Ron Palillo dies of heart attack
Ron Palillo — the actor who played the role of goofy high school underachiever Arnold Horshack in the hit1970s ABC sitcom “Welcome Back, Kotter” — passed away on Tuesday morning at his home in West Palm Beach, Florida. He was 63 years old.
According to Scott Stander, the agent of Ron Palillo, the apparent cause of the actor’s death was a heart attack.
“I know him, love what he does, not right for the part,” Ron Palillo said during a 1997 newspaper interview, repeating what he said was the mantra of every casting director he met after his stint on “Welcome Back, Kotter” which was aired on ABC from 1975 to 1979. “Everybody thought of me as Arnold Horshack. I resented Horshack for so many years.”
The show “Welcome Back, Kotter” starred Gabe Kaplan as a high school teacher returning to his alma mater in Brooklyn to take over a disobedient and headstrong class of remedial students known collectively as the Sweathogs (in reference to the location of their classroom on top of a building which was always hot). The Sweathogs were composed of Vinnie Barbarino (played by John Travolta), Freddie Washington (Lawrence Hilton-Jacobs), Juan Epstein (Robert Hegyes) and Arnold Horshack, to whom Ron Palillo imparted two trademarks: a whinny laugh which sounded like a DisposAll with a utensil caught in it, and a wild waving of his hand to answer Mr. Kotter, usually wrongly, while grunting: “Ooh, ooh, Mista Kahta! Mista Kahta!”

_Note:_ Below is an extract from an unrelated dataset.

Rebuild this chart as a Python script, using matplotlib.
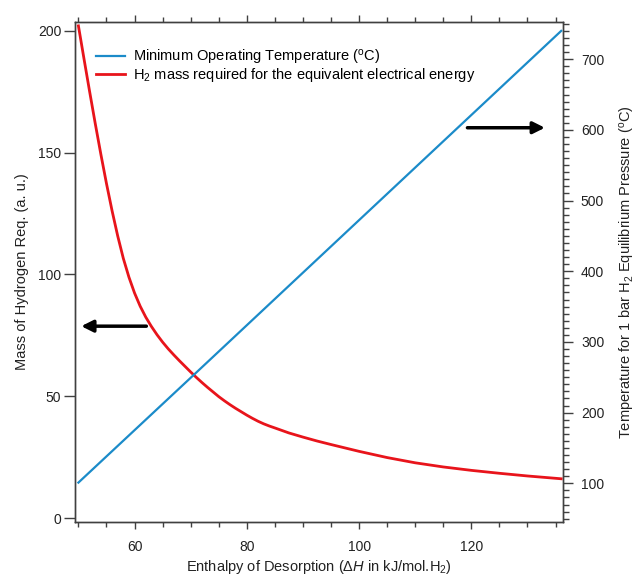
import numpy as np
import matplotlib
matplotlib.use("Agg")
import matplotlib.pyplot as plt
from matplotlib.ticker import MultipleLocator

plt.rcParams['font.family'] = ['Liberation Sans', 'DejaVu Sans']
plt.rcParams['mathtext.fontset'] = 'custom'
plt.rcParams['mathtext.rm'] = 'Liberation Sans'
plt.rcParams['mathtext.it'] = 'Liberation Sans:italic'

# values
dh_mass = [50, 51, 52, 53, 54, 55, 56, 57, 58, 59, 60, 61, 62, 63, 64, 65, 66,
           67, 68, 69, 70, 71, 72, 73, 74, 75, 76, 77, 78, 79, 80, 81, 82, 83,
           84, 85, 87.5, 90, 92.5, 95, 97.5, 100, 105, 110, 115, 120, 125,
           130, 136]
h2_mass = [202, 188.4, 175.0, 161.9, 149.3, 137.3, 126.1, 115.8, 106.6, 98.9,
           92.4, 87.0, 82.5, 78.7, 75.3, 72.25, 69.5, 67.0, 64.6, 62.3, 60.0,
           57.8, 55.7, 53.7, 51.8, 49.9, 48.2, 46.6, 45.1, 43.7, 42.3, 41.0,
           39.8, 38.75, 37.85, 37.05, 35.0, 33.3, 31.7, 30.25, 28.85, 27.45,
           24.9, 22.75, 21.05, 19.65, 18.45, 17.35, 16.2]

dh_temp = [50, 70.5, 136]
min_temp = [101, 253, 740]

blue = '#1b8bc9'
red = '#e8141b'
grey = '#404040'
txt = '#222222'

fig = plt.figure(figsize=(6.36, 5.79), dpi=100)
ax = fig.add_axes([0.118, 0.099, 0.767, 0.8635])
ax2 = ax.twinx()

ax.plot(dh_mass, h2_mass, color=red, lw=2.0, zorder=3)
ax2.plot(dh_temp, min_temp, color=blue, lw=1.6)

ax.set_xlim(49.4, 136.3)
ax.set_ylim(-1.4, 203.7)
ax2.set_ylim(45.7, 753)

ax.xaxis.set_major_locator(MultipleLocator(20))
ax.xaxis.set_minor_locator(MultipleLocator(5))
ax.yaxis.set_major_locator(MultipleLocator(50))
ax2.yaxis.set_major_locator(MultipleLocator(100))
ax2.yaxis.set_minor_locator(MultipleLocator(10))

for a in (ax, ax2):
    for s in a.spines.values():
        s.set_color(grey)
        s.set_linewidth(1.0)

ax.tick_params(axis='x', which='both', direction='out', top=True, colors=grey,
               labelcolor=txt, labelsize=10, pad=8)
ax.tick_params(axis='x', which='major', length=5, width=1)
ax.tick_params(axis='x', which='minor', length=3.5, width=1)
ax.tick_params(axis='y', which='major', direction='out', length=8, width=1,
               colors=grey, labelcolor=txt, labelsize=10, pad=2)
ax2.tick_params(axis='y', which='major', direction='out', length=7, width=1,
                colors=grey, labelcolor=txt, labelsize=10, pad=6)
ax2.tick_params(axis='y', which='minor', direction='out', length=4, width=1,
                colors=grey)

ax.set_xlabel(r'Enthalpy of Desorption ($\Delta\mathit{H}$ in kJ/mol.H$_2$)',
              fontsize=10.5, color=txt, labelpad=3)
ax.set_ylabel('Mass of Hydrogen Req. (a. u.)', fontsize=10.5, color=txt,
              labelpad=6)
ax2.set_ylabel(r'Temperature for 1 bar H$_2$ Equilibrium Pressure ($^{\rm o}$C)',
               fontsize=10.5, color=txt, labelpad=10)

# direction arrows
ax.annotate('', xy=(50.5, 78.8), xytext=(62.1, 78.8),
            arrowprops=dict(arrowstyle='-|>,head_length=0.7,head_width=0.35',
                            color='black', lw=2.5, shrinkA=0, shrinkB=0))
ax2.annotate('', xy=(133.1, 603), xytext=(119.3, 603),
             arrowprops=dict(arrowstyle='-|>,head_length=0.7,head_width=0.35',
                             color='black', lw=2.5, shrinkA=0, shrinkB=0))

h1, = ax.plot([], [], color=blue, lw=1.6)
h2, = ax.plot([], [], color=red, lw=2.0)
ax.legend([h1, h2], [r'Minimum Operating Temperature ($^{\rm o}$C)',
                     r'H$_2$ mass required for the equivalent electrical energy'],
          loc='upper left', bbox_to_anchor=(0.03, 0.96), frameon=False,
          fontsize=10.5, handlelength=2.0, handletextpad=0.6, labelspacing=-0.05,
          borderaxespad=0)

fig.savefig('out.png', dpi=100)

Actor John Travolta was the only one of the four casts to become a superstar. Robert Hegyes passed away in January at age 60.
After the hit TV show ended, Palillo had supporting roles on TV series like The A-Team” and “The Love Boat.” But the Arnold Horshack typecasting became incessant.
“I think producers could smell the desperation in me,” Palillo told The Akron Beacon Journal back in 1997.
When Ron Palillo moved to New York City in 1991, things have changed for him. He appeared in the daytime drama “One Life to Live” for one year and was given the lead role in an Off Off Broadway production of “Amadeus.” The “Welcome Back, Kotter” star also taught drama at the University of Connecticut, his alma mater. In 2010, he directed the first production of “The Lost Boy” in West Hartford, Connecticut. It was a musical he wrote based on the life of J. M. Barrie, the author of “Peter Pan.”
Ron Palillo was born on April 2, 1949, in Cheshire, Connecticut. He became involved in high school theater as a way of managing his stuttering, which eventually lessened over the following years. Right after he graduated from college, Palillo was cast as an understudy in Lanford Wilson’s Off Broadway play “Hot L Baltimore” — a job he held when he landed the role of Arnold Horshack.
Just last year, Ron Palillo, who decided to move to Florida in 2010 to be near his aging mother, became a drama teacher at the G-Star School of the Arts — a charter high school in West Palm Beach.
Palillo’s survivors include his partner of 41 years, Joseph Gramm, as well as a sister and two brothers. His mother passed away last year.
In recent years, Palillo made his peace with the character of Arnold Horshack. The actor told The Miami Herald in 2009 that Horshack was based hugely on the person he was in high school. “He was the smartest kid in school,” Palillo said. On the other hand, the dumb act was just a bluff, Ron Palillo added. “He was giving up his aptitude in order to be liked. Then and now, that is a very common thing in teenagers,” the actor said at the time.